Mr. Putin dismissed Western threats to slap sanctions on Russia, warning they would backfire.

"In the modern world, where everything is linked and everyone depends on others in one way or another, we can incur damage to one another, but it would be mutual damage," he said in a press conference.

Some signs of Western joint action emerged. At the request of Ukraine, the United States and 14 other nations on Tuesday formed a military observer mission to monitor the tense Crimea region, and a U.S. official said the team planned to leave within 24 hours.

Daniel Baer, the chief U.S. delegate to the Organization for Security and Cooperation (OSCE), told Associated Press each country is contributing two individuals. But with more OSCE member nations expected to join, he said the mission could grow beyond the present 30 people.

The 57-nation OSCE works on consensus, so most monitoring missions would have to be approved by all nations, including Russia, which is a member. But a provision of its regulations allows member countries to ask others to send unarmed military monitors in case of emergencies, and Mr. Baer said that Ukraine used that rule.

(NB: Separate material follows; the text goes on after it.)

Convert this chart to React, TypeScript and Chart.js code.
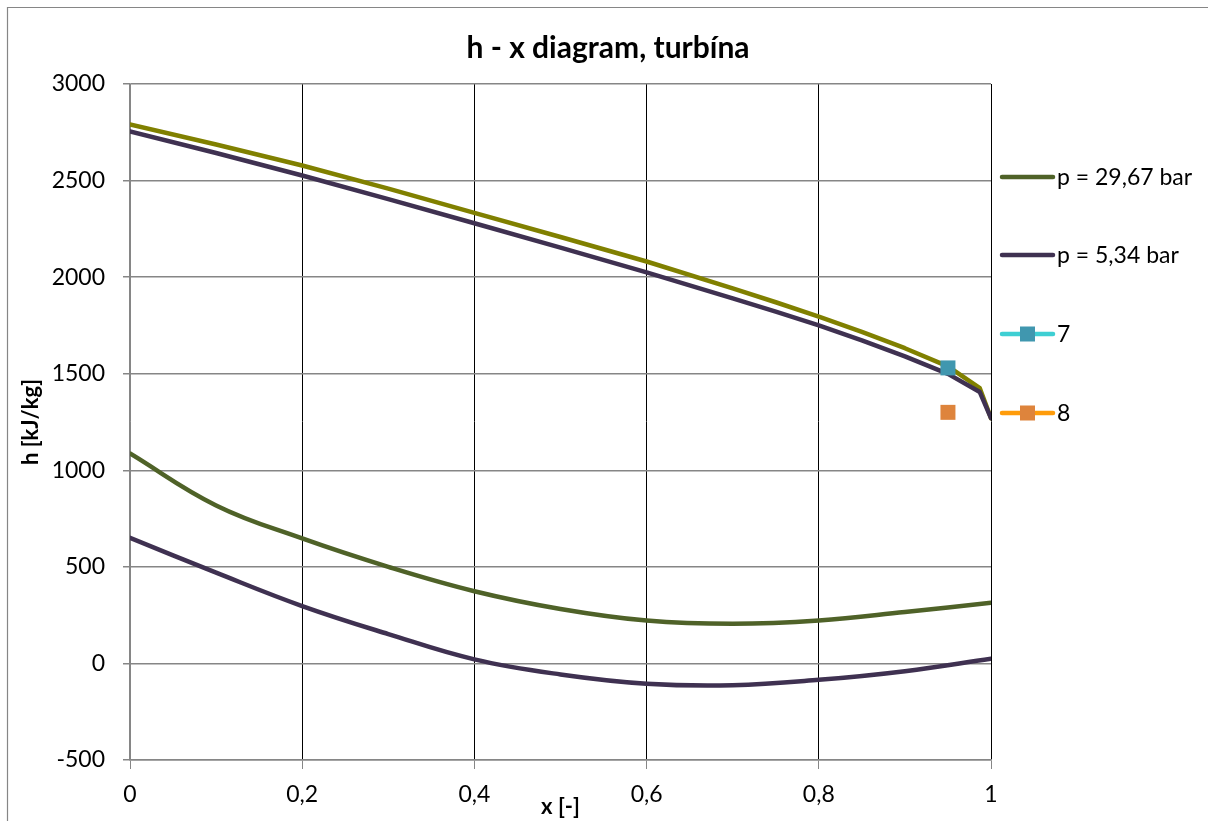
import { useEffect, useRef } from "react";
import { Chart, registerables } from "chart.js";

Chart.register(...registerables);

// ---- data ----
const qualityUpper = [0, 0.1, 0.2, 0.3, 0.4, 0.5, 0.6, 0.7, 0.75, 0.8, 0.85, 0.9, 0.95, 0.987, 1];
const hUpper2967 = [2790, 2687, 2578, 2458, 2333, 2208, 2081, 1942, 1870, 1795, 1717, 1632, 1538, 1425, 1270];
const hUpper534 = [2755, 2643, 2526, 2404, 2279, 2153, 2025, 1890, 1821, 1750, 1673, 1590, 1499, 1405, 1270];

const qualityLower2967 = [0, 0.1, 0.2, 0.3, 0.4, 0.5, 0.6, 0.7, 0.8, 0.9, 1];
const hLower2967 = [1087, 818, 647, 500, 374, 282, 222, 205, 222, 266, 314];
const qualityLower534 = [0, 0.1, 0.2, 0.3, 0.4, 0.5, 0.6, 0.7, 0.8, 0.9, 1];
const hLower534 = [650, 470, 297, 152, 21, -57, -105, -113, -85, -40, 24];

const pointNames = ["7", "8"];
const pointX = [0.95, 0.95];
const pointH = [1530, 1300];

const seriesNames = ["p = 29,67 bar", "p = 5,34 bar"];
const title = "h - x diagram, turbína";
const xTitle = "x [-]";
const yTitle = "h [kJ/kg]";

const FONT = "Lato, 'Open Sans', sans-serif";

const toXY = (xs: number[], ys: number[]) => xs.map((x, i) => ({ x, y: ys[i] }));

export default function App() {
  const ref = useRef<HTMLCanvasElement | null>(null);

  useEffect(() => {
    if (!ref.current) return;

    const legendEntries = [
      { ds: 0, text: seriesNames[0], y: 177 },
      { ds: 1, text: seriesNames[1], y: 255 },
      { ds: 4, text: pointNames[0], y: 334 },
      { ds: 5, text: pointNames[1], y: 413 },
    ];

    const framePlugin = {
      id: "frame",
      beforeDraw(chart: any) {
        const { ctx, width, height } = chart;
        ctx.save();
        ctx.fillStyle = "#ffffff";
        ctx.fillRect(0, 0, width, height);
        ctx.strokeStyle = "#868686";
        ctx.lineWidth = 1.2;
        ctx.beginPath();
        ctx.moveTo(7.5, height);
        ctx.lineTo(7.5, 7.5);
        ctx.lineTo(width, 7.5);
        ctx.stroke();
        ctx.restore();
      },
      afterDraw(chart: any) {
        const { ctx } = chart;
        ctx.save();
        for (const e of legendEntries) {
          const ds: any = chart.data.datasets[e.ds];
          ctx.strokeStyle = ds.legendLine || ds.borderColor;
          ctx.lineWidth = 4.5;
          ctx.lineCap = "round";
          ctx.beginPath();
          ctx.moveTo(1002, e.y);
          ctx.lineTo(1053, e.y);
          ctx.stroke();
          if (ds.pointRadius > 0) {
            ctx.fillStyle = ds.pointBackgroundColor;
            ctx.fillRect(1020, e.y - 7.5, 15, 15);
          }
          ctx.fillStyle = "#000000";
          ctx.font = `23px ${FONT}`;
          ctx.textAlign = "left";
          ctx.textBaseline = "middle";
          ctx.fillText(e.text, 1057, e.y + 1);
        }
        ctx.restore();
      },
    };

    const lineDs = (label: string, data: any[], color: string, order: number, tension: number) => ({
      label,
      data,
      borderColor: color,
      backgroundColor: color,
      borderWidth: 4.5,
      pointRadius: 0,
      pointHoverRadius: 0,
      showLine: true,
      fill: false,
      tension,
      borderCapStyle: "round",
      borderJoinStyle: "round",
      order,
    });

    const chart = new Chart(ref.current, {
      type: "scatter",
      data: {
        datasets: [
          lineDs(seriesNames[0], toXY(qualityLower2967, hLower2967), "#4F6228", 2, 0.4),
          lineDs(seriesNames[1], toXY(qualityLower534, hLower534), "#3F3151", 2, 0.4),
          lineDs("_upper2967", toXY(qualityUpper, hUpper2967), "#808000", 3, 0),
          lineDs("_upper534", toXY(qualityUpper, hUpper534), "#3F3151", 2, 0),
          {
            label: pointNames[0],
            data: [{ x: pointX[0], y: pointH[0] }],
            showLine: false,
            borderColor: "#4BC8CC",
            legendLine: "#3ECFD3",
            pointStyle: "rect",
            pointRadius: 10.6,
            pointBackgroundColor: "#4097AF",
            pointBorderColor: "#4097AF",
            pointBorderWidth: 0,
            order: 0,
          } as any,
          {
            label: pointNames[1],
            data: [{ x: pointX[1], y: pointH[1] }],
            showLine: false,
            borderColor: "#FF9C0A",
            legendLine: "#FF9C0A",
            pointStyle: "rect",
            pointRadius: 10.6,
            pointBackgroundColor: "#DE843C",
            pointBorderColor: "#DE843C",
            pointBorderWidth: 0,
            order: 0,
          } as any,
        ],
      },
      options: {
        animation: false,
        responsive: false,
        maintainAspectRatio: false,
        devicePixelRatio: 1,
        layout: { padding: { left: 8, top: 8, right: 0, bottom: 0 } },
        plugins: {
          legend: { display: false },
          tooltip: { enabled: false },
          title: {
            display: true,
            text: title,
            color: "#000000",
            font: { family: FONT, size: 30, weight: "bold", lineHeight: 1.2 },
            padding: { top: 22, bottom: 18 },
          },
        },
        scales: {
          x: {
            type: "linear",
            min: 0,
            max: 1,
            ticks: {
              stepSize: 0.2,
              color: "#000000",
              font: { family: FONT, size: 23 },
              padding: 12,
              maxRotation: 0,
              callback: (v: any) => String(Math.round(Number(v) * 10) / 10).replace(".", ","),
            },
            grid: {
              color: (c: any) => (c.tick && c.tick.value === 0 ? "#868686" : "#000000"),
              lineWidth: 1,
              tickColor: "#868686",
              tickLength: 9,
            },
            border: { display: true, color: "#868686", width: 1.5 },
            title: {
              display: true,
              text: xTitle,
              color: "#000000",
              font: { family: FONT, size: 22, weight: "bold", lineHeight: 1.2 },
              padding: { top: 0, bottom: 1 },
            },
            afterFit: (s: any) => {
              s.height = 61;
            },
          },
          y: {
            type: "linear",
            min: -500,
            max: 3000,
            ticks: {
              stepSize: 500,
              color: "#000000",
              font: { family: FONT, size: 23 },
              padding: 18,
              callback: (v: any) => String(v),
            },
            grid: {
              color: "#868686",
              lineWidth: 1.5,
              tickColor: "#868686",
              tickLength: 7,
            },
            border: { display: true, color: "#868686", width: 1.5 },
            title: {
              display: true,
              text: yTitle,
              color: "#000000",
              font: { family: FONT, size: 22, weight: "bold", lineHeight: 1.2 },
              padding: { top: 10, bottom: 0 },
            },
            afterFit: (s: any) => {
              s.width = 122;
            },
          },
          yRight: {
            type: "linear",
            position: "right",
            min: 0,
            max: 1,
            display: true,
            ticks: { display: false },
            grid: { display: false, drawTicks: false },
            border: { display: false },
            afterFit: (s: any) => {
              s.width = 217;
            },
          },
        },
      } as any,
      plugins: [framePlugin],
    });

    return () => chart.destroy();
  }, []);

  return (
    <div style={{ position: "fixed", left: 0, top: 0, width: 1208, height: 821, background: "#fff" }}>
      <canvas ref={ref} width={1208} height={821} style={{ display: "block", width: 1208, height: 821 }} />
    </div>
  );
}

NATO will also meet with the Russian ambassador to NATO on Wednesday, through the NATO-Russia Council, the official forum for discussions and contacts between the alliance and its one-time Cold War foe.

At an elementary school in snowy Washington to unveil his budget, Mr. Obama dismissed Russian justifications. "If in fact there is any evidence out there that Russian speakers or Russian natives or Russian nationals are in any way being threatened, there are ways of dealing with that through international mechanisms," he said, mocking Moscow's claims. "I know President Putin seems to have a different set of lawyers making a different set of interpretations … but I don't think that's fooling anybody."

In Kiev, Mr. Kerry talked even tougher than Mr. Obama, but also left room for an accord with Moscow. "If Russia does not choose to de-escalate," Mr. Kerry said, then the western allies "will have absolutely no choice but to join us to continue to expand upon steps we have taken in recent days in order to isolate Russia politically, diplomatically and economically."

The "de-escalation" he called for seemed to be nothing more than Russian troops, who have already got Crimea firmly under control backed by a broadly supportive ethnic Russian majority, to return to their leased bases inside Crimea, including the sprawling home of the Russian Black Sea fleet in Sevastopol.

Both Mr. Obama and Mr. Kerry, even as they heaped scorn on Mr. Putin's justification for sending in the Russian army, made a point of recognizing that Moscow has a legitimate stake in the Crimea and on behalf of ethnic Russians.

"There's a better way for Russia to pursue its legitimate interests in Ukraine," Mr. Kerry said. "There are countless outlets that an organized, structured, decent world has struggled to put together to resolve these differences so we don't see a nation unilaterally invade another nation."